■ DATA SUPPLIED ■
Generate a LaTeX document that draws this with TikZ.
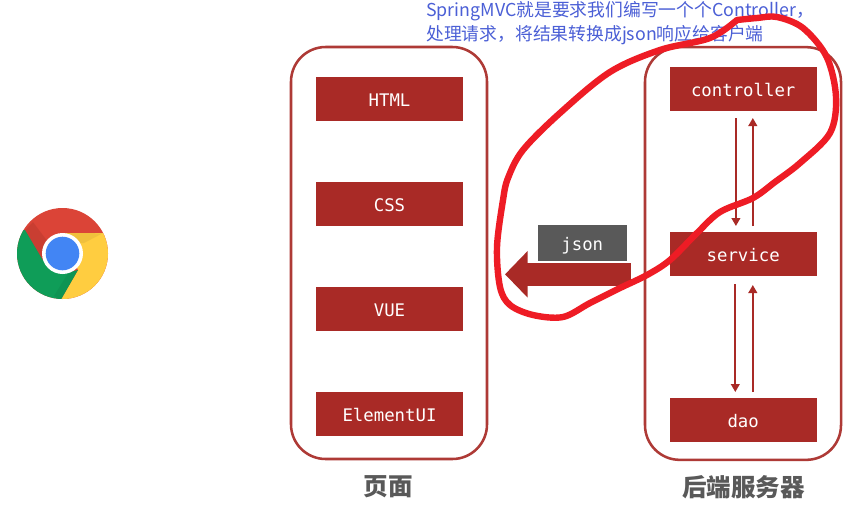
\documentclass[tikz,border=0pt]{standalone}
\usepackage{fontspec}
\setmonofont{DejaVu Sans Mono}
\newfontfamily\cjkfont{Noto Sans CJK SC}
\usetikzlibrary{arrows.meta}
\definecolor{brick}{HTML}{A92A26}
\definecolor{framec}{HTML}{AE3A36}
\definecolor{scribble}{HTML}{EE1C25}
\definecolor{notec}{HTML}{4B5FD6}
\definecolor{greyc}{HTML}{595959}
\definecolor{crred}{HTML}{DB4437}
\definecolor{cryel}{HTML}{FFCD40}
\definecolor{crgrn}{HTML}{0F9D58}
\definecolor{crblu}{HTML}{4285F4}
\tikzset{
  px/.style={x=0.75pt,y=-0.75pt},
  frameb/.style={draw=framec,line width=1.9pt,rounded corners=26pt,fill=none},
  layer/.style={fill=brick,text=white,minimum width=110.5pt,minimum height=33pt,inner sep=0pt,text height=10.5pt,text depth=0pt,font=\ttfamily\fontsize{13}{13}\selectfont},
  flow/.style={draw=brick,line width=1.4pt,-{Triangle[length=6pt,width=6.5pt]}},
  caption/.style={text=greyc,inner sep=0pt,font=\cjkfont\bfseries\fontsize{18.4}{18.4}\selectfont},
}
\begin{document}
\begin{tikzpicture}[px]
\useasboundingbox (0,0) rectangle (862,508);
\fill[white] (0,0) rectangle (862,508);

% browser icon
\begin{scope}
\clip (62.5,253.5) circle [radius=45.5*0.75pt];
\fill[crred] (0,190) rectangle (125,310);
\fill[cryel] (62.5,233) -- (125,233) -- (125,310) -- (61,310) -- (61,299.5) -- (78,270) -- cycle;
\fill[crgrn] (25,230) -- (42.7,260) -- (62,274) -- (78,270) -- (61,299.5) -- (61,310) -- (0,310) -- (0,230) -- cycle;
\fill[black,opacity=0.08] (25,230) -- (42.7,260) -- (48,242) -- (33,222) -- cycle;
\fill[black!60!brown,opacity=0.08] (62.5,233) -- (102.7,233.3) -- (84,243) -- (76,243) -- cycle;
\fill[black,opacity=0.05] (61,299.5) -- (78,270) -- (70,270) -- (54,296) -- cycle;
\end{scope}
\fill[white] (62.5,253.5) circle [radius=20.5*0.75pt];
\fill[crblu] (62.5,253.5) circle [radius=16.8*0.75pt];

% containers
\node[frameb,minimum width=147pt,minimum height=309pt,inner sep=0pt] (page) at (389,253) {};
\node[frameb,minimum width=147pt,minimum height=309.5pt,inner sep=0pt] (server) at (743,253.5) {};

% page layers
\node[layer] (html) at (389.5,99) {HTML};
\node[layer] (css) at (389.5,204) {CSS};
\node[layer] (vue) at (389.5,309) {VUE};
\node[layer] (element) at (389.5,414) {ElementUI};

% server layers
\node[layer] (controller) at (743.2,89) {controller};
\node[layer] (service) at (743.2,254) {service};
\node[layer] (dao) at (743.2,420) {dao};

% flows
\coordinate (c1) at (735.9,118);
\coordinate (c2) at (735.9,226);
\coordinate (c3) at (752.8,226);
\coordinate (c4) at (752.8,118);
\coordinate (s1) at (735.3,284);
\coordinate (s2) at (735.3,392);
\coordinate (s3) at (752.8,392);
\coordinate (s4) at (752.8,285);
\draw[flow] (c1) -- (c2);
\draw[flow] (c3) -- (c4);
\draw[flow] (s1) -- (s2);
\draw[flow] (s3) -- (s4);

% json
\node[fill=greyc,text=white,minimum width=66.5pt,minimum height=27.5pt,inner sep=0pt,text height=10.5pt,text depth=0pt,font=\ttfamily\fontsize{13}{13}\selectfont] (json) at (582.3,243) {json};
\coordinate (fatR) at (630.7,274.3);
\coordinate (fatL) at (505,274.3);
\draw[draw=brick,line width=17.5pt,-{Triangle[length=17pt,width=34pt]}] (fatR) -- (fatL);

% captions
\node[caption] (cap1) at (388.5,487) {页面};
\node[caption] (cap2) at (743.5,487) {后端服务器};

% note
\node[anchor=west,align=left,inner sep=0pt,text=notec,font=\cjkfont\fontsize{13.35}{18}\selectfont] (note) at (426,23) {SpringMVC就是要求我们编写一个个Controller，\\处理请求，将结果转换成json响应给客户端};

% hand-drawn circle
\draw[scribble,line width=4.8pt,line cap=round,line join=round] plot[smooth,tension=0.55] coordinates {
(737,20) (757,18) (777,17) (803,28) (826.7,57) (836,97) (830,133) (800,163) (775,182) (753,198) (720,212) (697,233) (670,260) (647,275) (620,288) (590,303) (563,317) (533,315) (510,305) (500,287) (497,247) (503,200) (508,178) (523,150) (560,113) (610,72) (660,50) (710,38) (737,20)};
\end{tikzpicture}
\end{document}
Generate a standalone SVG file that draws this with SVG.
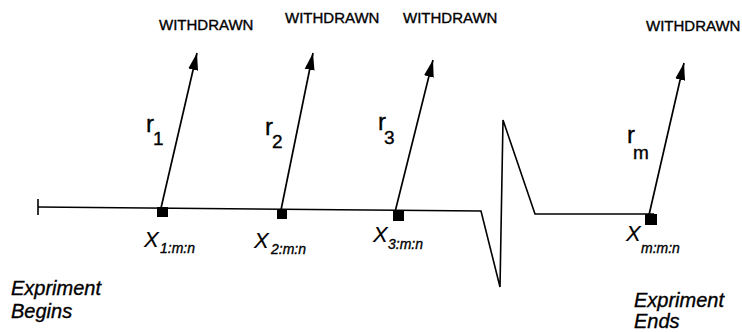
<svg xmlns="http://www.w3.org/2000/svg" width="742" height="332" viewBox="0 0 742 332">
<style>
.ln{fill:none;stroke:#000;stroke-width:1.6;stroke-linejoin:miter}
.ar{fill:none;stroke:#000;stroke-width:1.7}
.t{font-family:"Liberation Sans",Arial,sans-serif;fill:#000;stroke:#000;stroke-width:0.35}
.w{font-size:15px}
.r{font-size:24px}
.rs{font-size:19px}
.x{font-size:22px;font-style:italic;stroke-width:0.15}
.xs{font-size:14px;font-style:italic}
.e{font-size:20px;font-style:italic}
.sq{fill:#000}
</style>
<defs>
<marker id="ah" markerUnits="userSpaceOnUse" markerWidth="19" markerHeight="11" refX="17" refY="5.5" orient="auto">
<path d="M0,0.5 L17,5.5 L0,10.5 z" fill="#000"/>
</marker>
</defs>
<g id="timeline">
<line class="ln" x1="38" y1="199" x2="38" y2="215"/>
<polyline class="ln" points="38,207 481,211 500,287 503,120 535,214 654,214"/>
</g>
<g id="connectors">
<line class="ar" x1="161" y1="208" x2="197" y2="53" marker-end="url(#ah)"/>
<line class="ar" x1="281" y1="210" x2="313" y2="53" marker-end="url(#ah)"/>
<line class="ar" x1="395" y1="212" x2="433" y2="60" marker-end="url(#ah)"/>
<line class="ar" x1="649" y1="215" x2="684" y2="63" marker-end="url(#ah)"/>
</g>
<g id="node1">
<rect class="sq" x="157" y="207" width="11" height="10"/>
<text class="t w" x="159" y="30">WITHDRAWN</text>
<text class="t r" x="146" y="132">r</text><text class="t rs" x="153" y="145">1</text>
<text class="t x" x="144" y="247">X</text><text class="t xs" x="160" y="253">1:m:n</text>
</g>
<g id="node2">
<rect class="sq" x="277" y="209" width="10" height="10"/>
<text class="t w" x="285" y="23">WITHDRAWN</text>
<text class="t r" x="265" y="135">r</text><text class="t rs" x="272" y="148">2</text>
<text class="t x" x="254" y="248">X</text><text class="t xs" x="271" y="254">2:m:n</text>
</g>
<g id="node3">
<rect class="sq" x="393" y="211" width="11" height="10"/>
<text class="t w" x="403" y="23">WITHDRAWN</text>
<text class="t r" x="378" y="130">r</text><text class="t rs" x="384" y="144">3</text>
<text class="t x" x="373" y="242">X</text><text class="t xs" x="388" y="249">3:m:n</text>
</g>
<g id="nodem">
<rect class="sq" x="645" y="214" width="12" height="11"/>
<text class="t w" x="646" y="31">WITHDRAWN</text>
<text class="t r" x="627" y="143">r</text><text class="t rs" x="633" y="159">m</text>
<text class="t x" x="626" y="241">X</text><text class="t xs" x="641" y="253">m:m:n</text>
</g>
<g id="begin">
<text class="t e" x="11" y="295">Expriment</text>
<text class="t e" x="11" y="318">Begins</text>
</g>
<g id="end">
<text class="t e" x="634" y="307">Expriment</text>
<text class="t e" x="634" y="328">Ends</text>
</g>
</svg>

■ WRITTEN INSTRUCTION ■
Tell how many lines hold the string "standalone", giving the number and nothing else.

■ EXPECTED OUTPUT ■
2